After this, we would venture downstairs and prepare to enjoy the special breakfast of Saturdays.  Some mornings it was pancakes, hobo eggs, or cheese toast.  We feasted on waffles for a while, until my mom grew angry with the waffle maker and the mess it made as the extra batter spilled onto the counters.  The kitchen in this house was substantially bigger than it should have been.  As my parents prepared breakfast, I explored the its vastness, opening and closing cabinets, finding out which were used for storage and which were empty.

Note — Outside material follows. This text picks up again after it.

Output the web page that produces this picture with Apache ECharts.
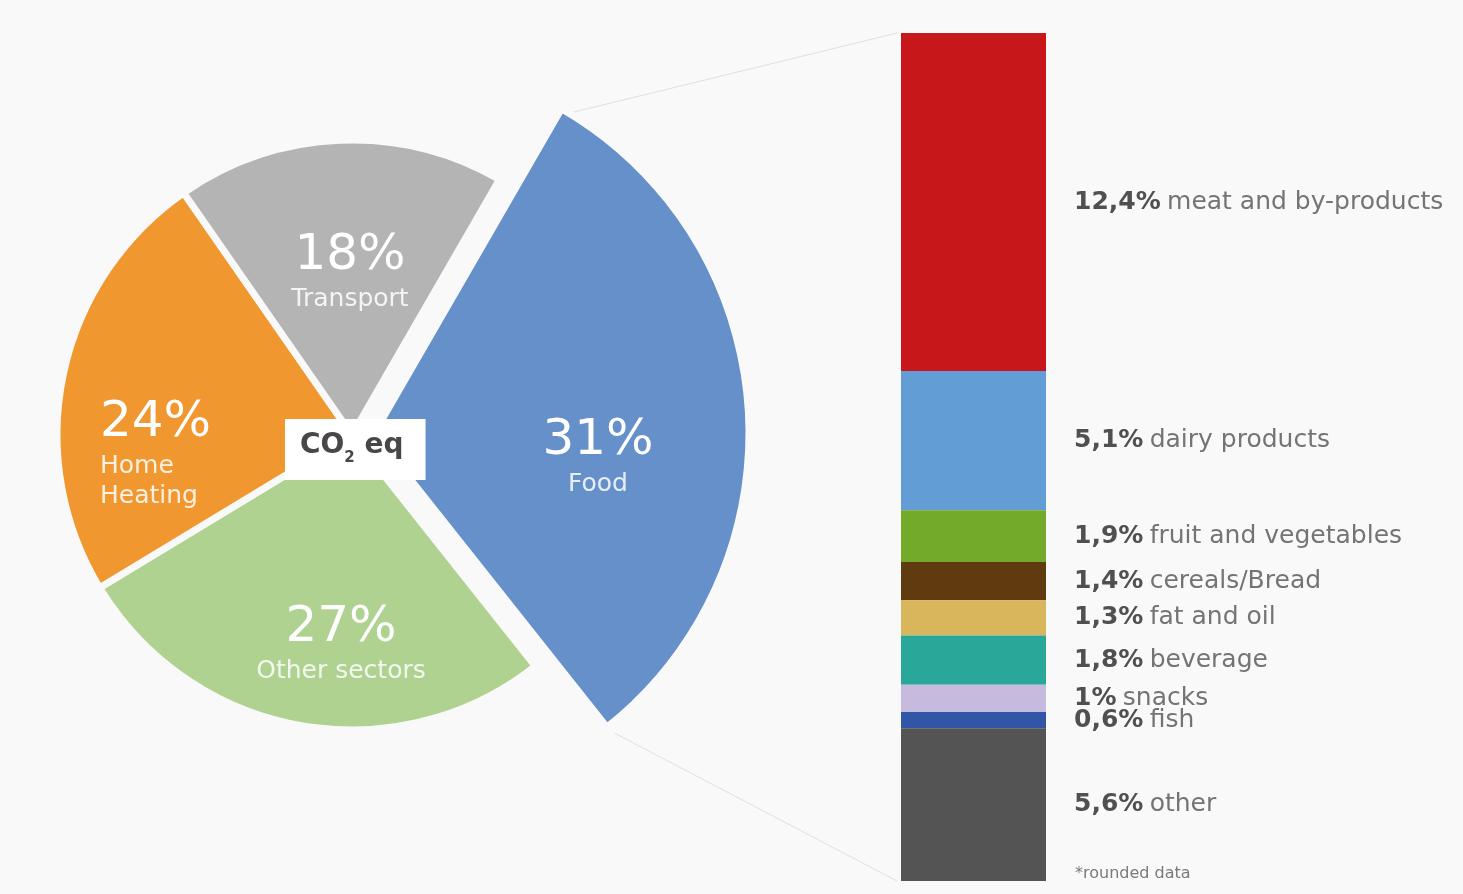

We ate breakfast at a leisurely pace; my parents took time to read the paper and my brother and I took time to stop, gaze around the space, and take in the world that was still forming in our minds.  My favorite part of Saturday mornings came next, as my family would migrate the big room adjacent to the kitchen.  In this room were hardwood floors, a big, fancy rug, eventually a set of living room furniture, and the old piano my mom grew up learning how to play on.  My grandparents bought the piano for only $100.  Restored from the early 20th century, the piano wasn't the most exquisite you could imagine.  The keys were brown, a few pedals broken, and its body had experienced some wear and tear.  A piano tuner once spent hours lying on the floor, trying to adjust the tune of the old instrument, in the process finding a fork amidst the piano strings.

My brother, dad, and I would congregate around the piano with my mom front and center.  She sat on the old piano bench, preparing to tickle the ivories.  Sometimes my brother or I were lucky enough to sit beside her on the bench, marveled by the beauty of the way her fingers danced before our eyes.

She wet through the tattered, brown sheets of music on the music stand.  She warmed up to songs I can't remember, but her encore is one I will never forget.  As a 20 year old, hearing this song makes me smile, calms me, and leaves me craving for home.

Every Saturday morning as a family, my  dad, brother and I gathered around an old piano my mom played, dancing to music in our pajamas.  Like the way I am unworthy to know the greatness of God, we were unworthy to feel the magic of this music.  I currently recite the lyrics of this special song to myself, reflecting on the joy that this song gave me then and now.  I imagine my mom's fingers slowly mastering the chords, missing a few notes, and all of us singing along to a weird song that inevitably shaped my childhood.

A few moments ago, I found myself singing along: "Jeremiah was a bullfrog, was a good friend of mine, I never understood a single word he said, but I helped him a-drink his wine.  Singin'... Joy to the world, all the boys and girls, joy to the fishes in the deep blue sea, joy to you and me..."

I don't actually know what these words mean, but I could sing this song now the same way I could 15 years ago.  The beauty and simplicity of the music overcomes me the same way it did as a five year-old.